As the world prepares for the second decade of the twenty-first century it is increasingly clear that the now subtle rivalry between China and India is only likely to exasperate.
China, though formally a Communist nation with a mixed market economy, has been able to achieve economic superiority compared with India which is trying to catch up by stressing its democratic politics, civil society and peaceful intentions.
The approach most suitable to India’s character and ambitions is one of “soft power,” a term coined by Harvard international relations scholar Professor Joseph Nye. Nye argued that “power is the ability to alter the behavior of others to get what you want, and there are three ways to do that: coercion (sticks), payments (carrots) and attraction (soft power). If you are able to attract others,” he explained, “you can economize on the sticks and carrots.”
In his book, The Paradox of American Power (2002), Nye took the analysis of soft power beyond the United States. Other nations too, he suggested, could acquire it. In today’s information era there are three types of countries likely to gain soft power and so succeed:
Those whose dominant cultures and ideals are closer to prevailing global norms (which now emphasize liberalism, pluralism, autonomy); those with the most access to multiple channels of communication and thus more influence over how issues are framed; and those whose credibility is enhanced by their domestic and international performance.
Though a country’s respect and prestige on the world stage is very much determined by its latent military power, it must also be supplemented with soft power. Otherwise in plain terms the former could be understood as arrogance.

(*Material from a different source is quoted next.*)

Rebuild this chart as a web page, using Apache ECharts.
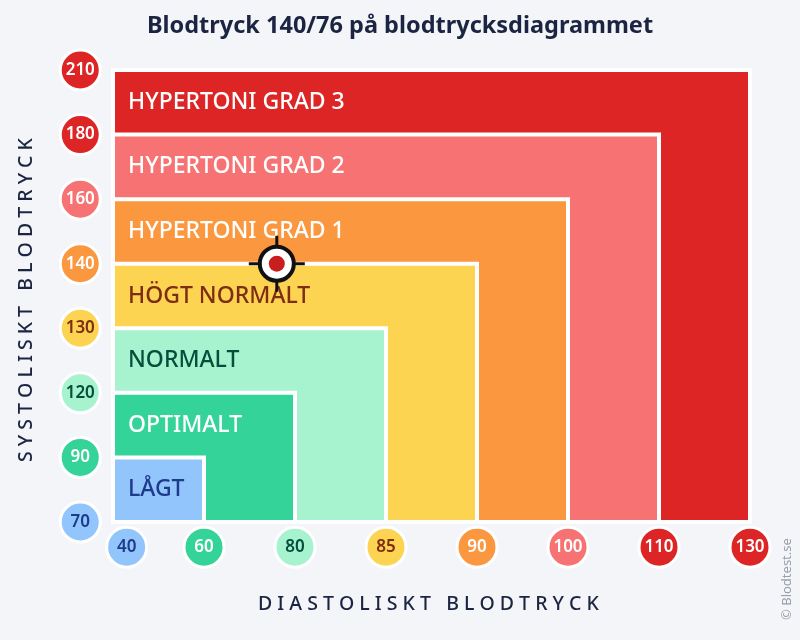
<!DOCTYPE html>
<html><head><meta charset="utf-8">
<script src="https://cdn.jsdelivr.net/npm/echarts@6/dist/echarts.min.js"></script>
<style>html,body{margin:0;padding:0;background:#f3f5f9}#c{width:800px;height:640px}</style>
</head><body><div id="c"></div>
<script>
const bandNames = ['LÅGT','OPTIMALT','NORMALT','HÖGT NORMALT','HYPERTONI GRAD 1','HYPERTONI GRAD 2','HYPERTONI GRAD 3'];
const bandFill = ['#93c5fd','#34d399','#a7f3d0','#fdd451','#fb973f','#f77272','#dd2525'];
const bandText = ['#1e3a8a','#ffffff','#064e3b','#7c2d12','#ffffff','#ffffff','#ffffff'];
const sysTicks = ['70','90','120','130','140','160','180','210'];
const sysPos = [0,1,2,3,4,5,6,7];
const sysFill = ['#93c5fd','#34d399','#a7f3d0','#fdd451','#fb973f','#f77272','#dd2525','#dd2525'];
const sysText = ['#1e3a8a','#ffffff','#064e3b','#7c2d12','#ffffff','#ffffff','#ffffff','#ffffff'];
const diaTicks = ['40','60','80','85','90','100','110','130'];
const diaPos = [0.15,1,2,3,4,5,6,7];
const diaFill = ['#93c5fd','#34d399','#a7f3d0','#fdd451','#fb973f','#f77272','#dd2525','#dd2525'];
const diaText = ['#1e3a8a','#ffffff','#064e3b','#7c2d12','#ffffff','#ffffff','#ffffff','#ffffff'];
const reading = [1.8, 4]; // 140/76
const F = '"Noto Sans", sans-serif';

const chart = echarts.init(document.getElementById('c'));
const bands = bandNames.map((n,i)=>({value:[i+1,i+1,i], name:n})).reverse();
chart.setOption({
  backgroundColor:'#f3f5f9',
  animation:false,
  title:{text:'Blodtryck 140/76 på blodtrycksdiagrammet',left:'center',top:9,
    textStyle:{fontFamily:F,fontSize:23.5,fontWeight:'bold',color:'#1b2440'}},
  grid:{left:113,right:50,top:70,bottom:118},
  xAxis:{type:'value',min:0,max:7,show:false},
  yAxis:{type:'value',min:0,max:7,show:false},
  graphic:[
    {type:'text',x:16,y:462,rotation:Math.PI/2,style:{text:'S Y S T O L I S K T   B L O D T R Y C K',font:'500 19.5px "Noto Sans"',fill:'#1b2440'}},
    {type:'text',left:258,top:594,style:{text:'D I A S T O L I S K T   B L O D T R Y C K',font:'500 19.5px "Noto Sans"',fill:'#1b2440'}},
    {type:'text',right:6,bottom:20,rotation:Math.PI/2,style:{text:'© Blodtest.se',font:'13px "Noto Sans"',fill:'#9aa0aa'}}
  ],
  series:[
    {type:'custom',clip:false,data:bands,
     renderItem:(p,api)=>{
       const x=api.value(0),y=api.value(1),i=api.value(2);
       const o=api.coord([0,0]),e=api.coord([x,y]),mid=api.coord([0,y-0.5]);
       return {type:'group',children:[
         {type:'rect',shape:{x:o[0],y:e[1],width:e[0]-o[0],height:o[1]-e[1]},
          style:{fill:bandFill[i],stroke:'#fff',lineWidth:4}},
         {type:'text',x:mid[0]+15,y:mid[1],style:{text:bandNames[i],font:'500 23px "Noto Sans"',fill:bandText[i],verticalAlign:'middle'}}
       ]};
     }},
    {type:'scatter',clip:false,symbolSize:40,z:5,
     data:sysPos.map((v,i)=>({value:[-0.36,v],itemStyle:{color:sysFill[i]},label:{color:sysText[i]}})),
     itemStyle:{borderColor:'#fff',borderWidth:3,opacity:1},
     label:{show:true,position:'inside',fontFamily:F,fontSize:17,fontWeight:600,formatter:p=>sysTicks[p.dataIndex]}},
    {type:'scatter',clip:false,symbolSize:40,z:5,
     data:diaPos.map((v,i)=>({value:[v,-0.39],itemStyle:{color:diaFill[i]},label:{color:diaText[i]}})),
     itemStyle:{borderColor:'#fff',borderWidth:3,opacity:1},
     label:{show:true,position:'inside',fontFamily:F,fontSize:17,fontWeight:600,formatter:p=>diaTicks[p.dataIndex]}},
    {type:'custom',clip:false,z:10,data:[reading],
     renderItem:(p,api)=>{
       const c=api.coord([api.value(0),api.value(1)]);
       return {type:'group',x:c[0],y:c[1],children:[
         {type:'line',shape:{x1:-28,y1:0,x2:28,y2:0},style:{stroke:'#111',lineWidth:3}},
         {type:'line',shape:{x1:0,y1:-28,x2:0,y2:28},style:{stroke:'#111',lineWidth:3}},
         {type:'circle',shape:{cx:0,cy:0,r:17},style:{fill:'#fff',stroke:'#111',lineWidth:4}},
         {type:'circle',shape:{cx:0,cy:0,r:8},style:{fill:'#c81e1e'}}
       ]};
     }}
  ]
});
</script></body></html>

Nye had a point in explaining the need of soft power in any nation’s overall impact on the world. With the United States struggling with two wars in Afghanistan and Iraq, the world views the superpower in negative terms. To improve that image abroad, Joseph Nye advocated the projection of soft power.
In India’s case, a soft power approach could be the trump card. To start, apart from democracy, India has the ability to be an information power. Many students from Africa, Latin America and Southeast Asia are interested in studying in India at much cheaper rates. India should implement a better infrastructure of absolving them. In that regard, the passage of the Nalanda University Bill by parliament may indicate that India is preparing to unleash its soft power onto Asia and the world. This perception is reinforced by the efficient completion of the South Asian University project under the South Asian Association for Regional Cooperation’s header and India’s decision to open up its higher education sector to global inputs and competition.
Moreover, there aren’t many countries in the world which resent India’s growing power. This is another main factor. From Singapore to the Sudan, from Angola to Afghanistan, from Australia to Argentina countries regard India with respect, not fear. What this means is that there is no need for a any power outside Eurasia to initiate a classic balance of power with or against India. This is certainly not the case with China.
China has actually a very limited ability to boost its soft power credentials. Its foreign policy has little regard for human rights and democracy while supportive of regimes that China does business with. The islands of Fiji are a case in point. It is very much because of the security umbrella provided by China that Fiji’s military dictator is able to withhold democratic elections. India doesn’t have any such constrains.
In the short run, India may not be able to match China’s three trillion dollar currency reserve nor, indeed, its robust industrial growth, but it can project a more favorable image of itself to the world through a policy of soft power. That may well, in the long run, turn out to be much more beneficial to its economy as well as its people.